Technology Acceptance Model (TAM) is known as one of the widely applied and adopted user acceptance models in explaining the concept of technology adoption. TAM was fundamentally designed as extension of Fishbein and Ajzen's Theory of Reasoned Action (TRA) by Davis. TAM illustrated perceived usefulness and perceived ease of use as important factors in determining user attitude towards new technology acceptance. TAM is primarily used to predict the individual adoption and usage of new technologies within a business environment. The TAM model is illustrated as in Figure 2.


Figure 2. Technology Acceptance Model (TAM)

The need to explore on the adoption and acceptance of mobile services as the ubiquity of mobile devices and services is the fact addressed by Phan & Daim. Hence, Technology Acceptance Model for Mobile Services (TAMMS) is created as a specific model that addressed issues on adoption of mobile services. Figure 3 shows the TAMMS with the refinements to the original TAM for better understanding.

figure 3

Figure 3. Technology Acceptance Model for Mobile Services (TAMMS)

In context of mobile BI acceptance, Brodzinski et al. stressed the importance to integrate mobile BI solution with enterprise BI solution in order to build trust and acceptance of mobile BI. Moreover, they mentioned that iPhone is the first mobile device enabled acceptable mobile BI experience and the acceptance of mobile BI is facilitated by the released of the larger screen iPad and tablets. In addition, the common success factors of BI systems and mobile BI are up-to-date data, the use of dashboards to monitor key metrics and delivering fast response times as mentioned by Brockmann et al.

3.2. Proposing the Mobile BI Acceptance Model for Organisational Decision Making

From the review presented, thus, the study propose mobile BI acceptance model which help to forecast acceptability thus, enhance organizational decision-making based on usage behavior. The findings of the study is aim to contribute onto the generalize model which applicable to worldwide organizations. The research hypothesis of the proposed study is as follow:

"The enhancement of the acceptance model of mobile business intelligence in organizational decisionmaking can improve the speed of decision making and business process efficiency". Therefore, the main research questions derives from the proposed study is:

"What are the factors influencing user acceptance and usage behavior on mobile BI in organizational decision-making?"

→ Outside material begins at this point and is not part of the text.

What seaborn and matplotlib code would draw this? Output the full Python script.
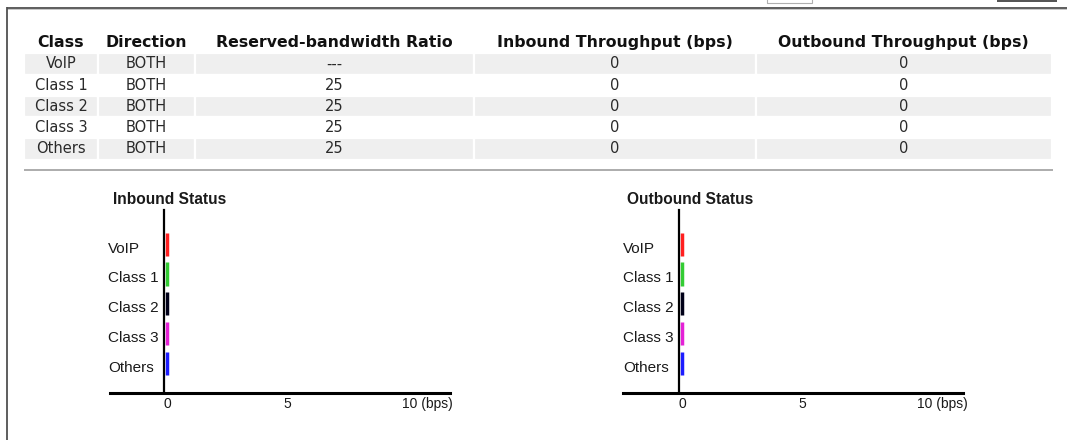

Sub research questions derives from the main research question, are identified as below:

  1. What are the factors initiated mobile BI in organizational decision-making?
  2. What are the existing research relating to mobile BI and BI technologies as well as the adoption and usage within context of organizational decision-making?
  3. How the mobile BI acceptance model can be develop for organizational decision-making using the existing Technology Acceptance Models?
  4. How to evaluate the acceptance model for organizational decision-making?

A quantitative research methodology will be implemented in this study, in order to examine the relationship proposed by the model and the phenomena of user acceptance, through the collection of numerical data. Structured questionnaire will be developing as an instrument to collect information on user perception of a particular mobile BI and how the perception translates into mobile BI use. The focus was to identify if the variables, Perceived Usefulness (PU) and Perceived Ease of Use (PEOU) had a positive correlation with Attitude towards Using (ATU) and Intention to Use (ITU). This was done through an analysis of the various correlations, and frequencies. The questionnaire is planned to include those items towards using mobile BI. All items required five-point Likert-style responses ranging from 1= "Strongly Disagree" to 5= "Strongly Agree". Later the analysis will include various correlations, and frequencies to test the model on data collected, and emphasis was also added to the demographical variables of: age, gender, division, and experience with the Business Intelligence tool.

This study will target company workers who accountable as organization decision-maker particularly those who hold executive or management positions as our research setting. Since the study will emphasized organizational decision-making supported with mobile BI. The respondents for this study will only include mobile BI users with installed mobile BI software in their mobile devices (smartphone or tablets). To be more specific, respondents will be asked to evaluate their current usage of mobile BI and the functionalities of mobile BI in supporting decision-making, as well as to predict future mobile BI usage related with their roles and responsibilities.

A sample size of 250 users will be identified using convenient sampling. Convenient sampling is chosen due to the availability of respondents, quickness within which data could be gathered, and the cost effectiveness of sampling method. In order to test whether the sample would be suitable a Kaiser-MeyerOlkin (KMO) test is planned to conduct. The KMO test is a measure of how suitable data is for factor analysis. The frequency analysis, descriptive statistics, reliability and internal consistency of the selected constructs as well as correlations between constructs, and linear regression will be used to analyze the data.


4. CONCLUSION

This paper reviews the existing works on mobile BI Acceptance Model for organizational decisionmaking. The fundamental concept of business intelligence, mobile business intelligence and organizational decision-making is discussed to have an understanding of the concept. Two user acceptance models which are Technology Acceptance Model and Technology Acceptance Model for Mobile Services is reviewed and is identified as the primary theoretical framework of reference in the process of formulating mobile BI acceptance model for organizational decision-making. With the continuous growth of mobile devices and technologies and the great potential of mobile BI in organizational decision-making, it shows that user acceptance and usage behavior are important aspects in determining BI success in organization. Nevertheless, the proposed study will makes an important contribution to theory and practice because there is lack of studies conducted to address the issue of mobile BI acceptance and usage behavior in the context of organizational decision-making. There is still opportunity for further investigate the impact of mobile BI on organizational decision-making.